Washington: NASA launched SpaceX’s Dragon resupply spacecraft to the International Space Station (ISS) carrying more than 7,000 pounds of science experiments, two new solar panels and other cargo, including blueberries.
Liftoff was scrubbed twice over the weekend due to bad weather. Finally, the uncrewed SpaceX Dragon spacecraft launched at 11:47 am on Monday (9:17 pm IST) on the company’s Falcon 9 rocket from NASA’s Kennedy Space Center in Florida.
The cargo spacecraft will dock with the space-facing port of the station’s Harmony module at around 5:50 pm (3:20 pm IST) and remain at the station for about 21 days.

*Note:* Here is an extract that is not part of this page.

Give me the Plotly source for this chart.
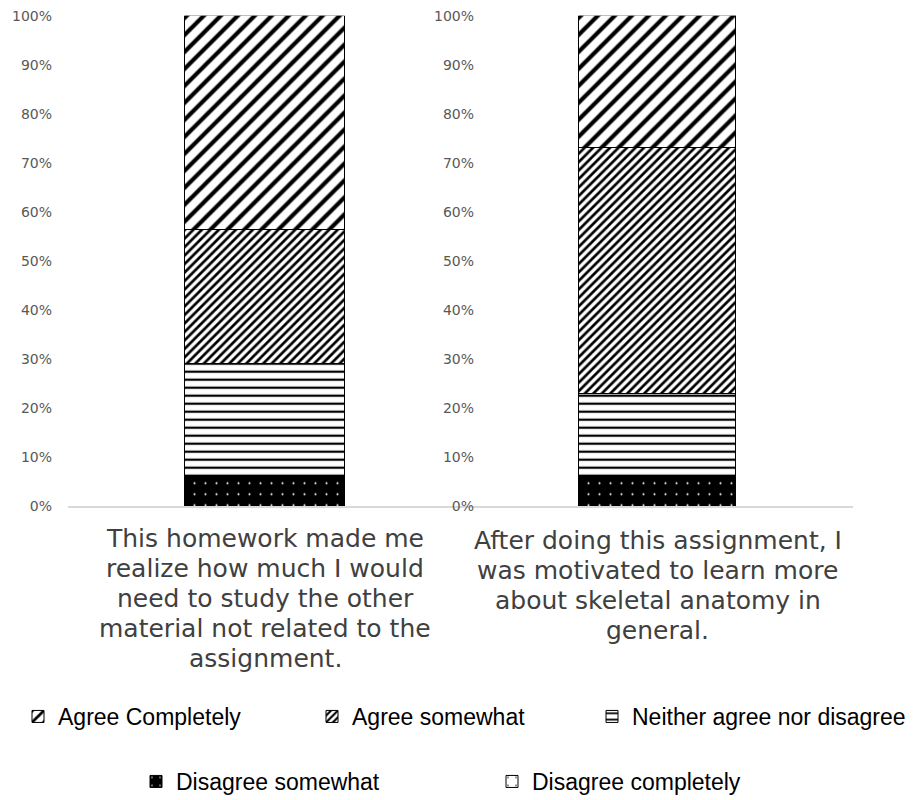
import plotly.graph_objects as go

# ---------------- data ----------------
categories = [
    "This homework made me<br>realize how much I would<br>need to study the other<br>material not related to the<br>assignment.",
    "After doing this assignment, I<br>was motivated to learn more<br>about skeletal anatomy in<br>general.",
]
series_names = ["Disagree completely", "Disagree somewhat", "Neither agree nor disagree",
                "Agree somewhat", "Agree Completely"]
left_values = [0.0, 6.0, 23.1, 27.2, 43.7]     # % for chart 1 (bottom -> top)
right_values = [0.0, 6.0, 17.0, 50.1, 26.9]    # % for chart 2 (bottom -> top)
y_tick_values = [0, 10, 20, 30, 40, 50, 60, 70, 80, 90, 100]
y_tick_labels = ["0%", "10%", "20%", "30%", "40%", "50%", "60%", "70%", "80%", "90%", "100%"]

# ---------------- styles ----------------
patterns = {
    "Disagree completely": dict(shape=".", size=10, solidity=0.03, fgcolor="black", bgcolor="white"),
    "Disagree somewhat": dict(shape=".", size=11, solidity=0.03, fgcolor="white", bgcolor="black"),
    "Neither agree nor disagree": dict(shape="-", size=8, solidity=0.28, fgcolor="black", bgcolor="white"),
    "Agree somewhat": dict(shape="/", size=6, solidity=0.45, fgcolor="black", bgcolor="white"),
    "Agree Completely": dict(shape="/", size=12, solidity=0.35, fgcolor="black", bgcolor="white"),
}
legend_rank = {"Agree Completely": 1, "Agree somewhat": 2, "Neither agree nor disagree": 3,
               "Disagree somewhat": 4, "Disagree completely": 5}
legend_of = {"Agree Completely": "legend", "Agree somewhat": "legend",
             "Neither agree nor disagree": "legend3",
             "Disagree somewhat": "legend2", "Disagree completely": "legend2"}

W, H = 920, 800
fig = go.Figure()
for i, name in enumerate(series_names):
    pat = patterns[name]
    for j, (vals, xa, ya, wid) in enumerate([(left_values, "x", "y", 0.404), (right_values, "x2", "y2", 0.40)]):
        fig.add_trace(go.Bar(
            x=[categories[j]], y=[vals[i]], name=name, xaxis=xa, yaxis=ya, width=wid,
            marker=dict(color=pat["fgcolor"], line=dict(color="black", width=1),
                        pattern=dict(shape=pat["shape"], size=pat["size"], solidity=pat["solidity"],
                                     fgcolor=pat["fgcolor"], bgcolor=pat["bgcolor"], fillmode="replace")),
            showlegend=(j == 0), legendgroup=name, legendrank=legend_rank[name],
            legend=legend_of[name], hoverinfo="skip",
        ))

ydom = [(H - 506.3) / H, (H - 15.7) / H]
yaxis_common = dict(range=[0, 100], domain=ydom, tickvals=y_tick_values, ticktext=y_tick_labels,
                    showgrid=False, zeroline=False, showline=False, ticks="",
                    tickfont=dict(family="DejaVu Sans", size=14, color="#595959"), anchor="free")
xaxis_common = dict(showgrid=False, zeroline=False, showline=True, linecolor="#d9d9d9", linewidth=1.5,
                    ticks="", showticklabels=False, range=[-0.5, 0.5])
legend_font = dict(family="Liberation Sans", size=23, color="black")

fig.update_layout(
    width=W, height=H, margin=dict(l=0, r=0, t=0, b=0, autoexpand=False),
    paper_bgcolor="white", plot_bgcolor="rgba(0,0,0,0)",
    barmode="stack", bargap=0,
    xaxis=dict(domain=[68 / W, 462 / W], anchor="y", **xaxis_common),
    xaxis2=dict(domain=[462 / W, 853 / W], anchor="y2", **xaxis_common),
    yaxis=dict(position=52 / W, **yaxis_common),
    yaxis2=dict(position=474 / W, **yaxis_common),
    legend=dict(orientation="h", x=18 / W, xanchor="left", y=(H - 695) / H, yanchor="top",
                entrywidth=249, font=legend_font, bgcolor="rgba(0,0,0,0)"),
    legend3=dict(orientation="h", x=592 / W, xanchor="left", y=(H - 695) / H, yanchor="top",
                 font=legend_font, bgcolor="rgba(0,0,0,0)"),
    legend2=dict(orientation="h", x=136 / W, xanchor="left", y=(H - 760) / H, yanchor="top",
                 entrywidth=311, font=legend_font, bgcolor="rgba(0,0,0,0)"),
)

# category labels under each bar, one annotation per line (tight line spacing)
first_baseline = [547, 549]
line_step = 30
for j, xa in enumerate(["x", "x2"]):
    for k, line in enumerate(categories[j].split("<br>")):
        yc = first_baseline[j] + k * line_step - 9
        fig.add_annotation(x=categories[j], y=(H - yc) / H, xref=xa, yref="paper",
                           text=line, showarrow=False, yanchor="middle", xanchor="center",
                           font=dict(family="DejaVu Sans", size=25, color="#404040"))

fig.write_html("out.html")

The resupply mission carries more than 7,000 pounds of cargo to the orbiting laboratory. It includes a pair of IROSAs (International Space Station Roll Out Solar Arrays) that, once installed, will increase the power-generating capacity of the microgravity complex.

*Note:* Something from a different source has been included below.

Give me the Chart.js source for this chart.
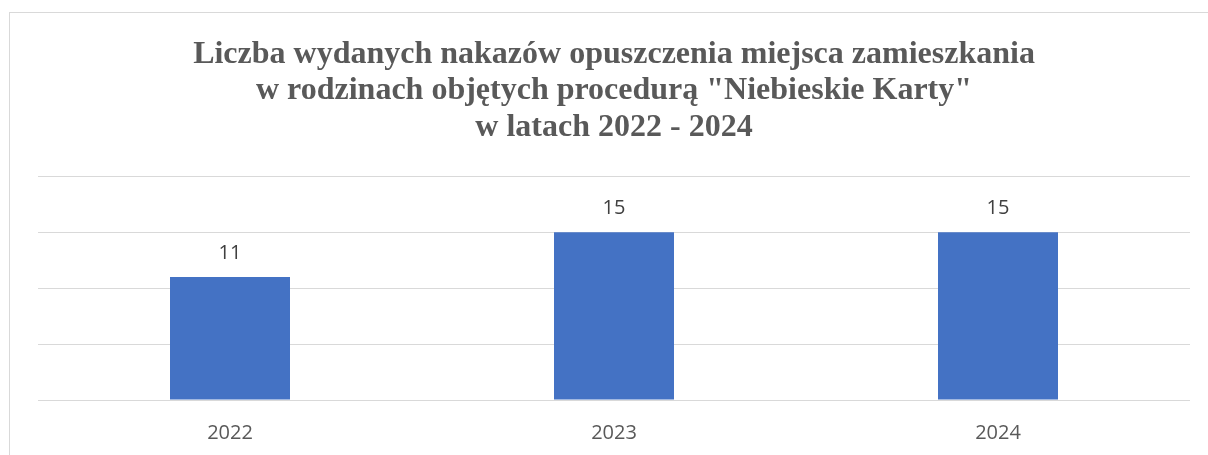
<!DOCTYPE html>
<html>
<head>
<meta charset="utf-8">
<script src="https://cdn.jsdelivr.net/npm/chart.js@4/dist/chart.umd.min.js"></script>
<style>
  html, body { margin: 0; padding: 0; background: #ffffff; overflow: hidden; width: 1208px; height: 455px; }
  #frame { position: absolute; left: 9px; top: 12px; width: 1400px; height: 600px; border: 1px solid #d9d9d9; box-sizing: border-box; }
  #wrap { position: absolute; left: 0; top: 0; width: 1208px; height: 455px; overflow: hidden; }
</style>
</head>
<body>
<div id="frame"></div>
<div id="wrap"><canvas id="c" width="1208" height="466"></canvas></div>
<script>
const titleLines = [
  'Liczba wydanych nakazów opuszczenia miejsca zamieszkania',
  'w rodzinach objętych procedurą "Niebieskie Karty"',
  'w latach 2022 - 2024'
];
const categories = ['2022', '2023', '2024'];
const values = [11, 15, 15];
const yTicks = [0, 5, 10, 15, 20];

const valueLabels = {
  id: 'valueLabels',
  afterDatasetsDraw(chart) {
    const ctx = chart.ctx;
    const meta = chart.getDatasetMeta(0);
    ctx.save();
    ctx.font = '20px "Open Sans"';
    ctx.fillStyle = '#404040';
    ctx.textAlign = 'center';
    ctx.textBaseline = 'alphabetic';
    meta.data.forEach((bar, i) => {
      ctx.fillText(String(values[i]), bar.x, bar.y - 18);
    });
    ctx.restore();
  }
};

new Chart(document.getElementById('c'), {
  type: 'bar',
  data: {
    labels: categories,
    datasets: [{
      data: values,
      backgroundColor: '#4472c4',
      borderWidth: 0,
      categoryPercentage: 1,
      barPercentage: 0.3125
    }]
  },
  options: {
    responsive: false,
    animation: false,
    layout: { padding: { left: 38, right: 18, top: 36, bottom: 0 } },
    plugins: {
      legend: { display: false },
      tooltip: { enabled: false },
      title: {
        display: true,
        text: titleLines,
        color: '#595959',
        font: { family: '"Liberation Serif"', size: 32, weight: 'bold', lineHeight: 1.15 },
        padding: { top: 0, bottom: 30 }
      }
    },
    scales: {
      x: {
        grid: { display: false, drawTicks: false },
        border: { display: false },
        ticks: { color: '#595959', font: { family: '"Open Sans"', size: 20 }, padding: 21 }
      },
      y: {
        min: 0,
        max: 20,
        afterBuildTicks(axis) { axis.ticks = yTicks.map(v => ({ value: v })); },
        grid: { color: '#d9d9d9', lineWidth: 1, drawTicks: false },
        border: { display: false },
        ticks: { display: false }
      }
    }
  },
  plugins: [valueLabels]
});
</script>
</body>
</html>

Currently, the space station has four IROSA panels. With the two new arrays, the ISS’s power generation capacity will improve by 20-30 percent and help the station remain operational until it is decommissioned in 2030, NASA said. The final pair of panels will be installed by astronauts later this month.
The spacecraft will also provide a European Space Agency probe to monitor thunderstorms from the space station; An investigation into the creation of second-generation plants using seeds previously produced in space and returned to Earth.
Cargo also includes a technique for measuring telomere length in microgravity, where methods commonly used on Earth are difficult to use due to gravity.
In addition to science experiments, astronauts on the ISS can also expect new foods, including cheese, cherry tomatoes, blueberries and apples, TechCrunch reported.
This is the 36th Falcon 9 mission so far this year, and the 28th time SpaceX has sent cargo to the ISS. The company conducts resupply missions on behalf of NASA as part of its commercial resupply services contract.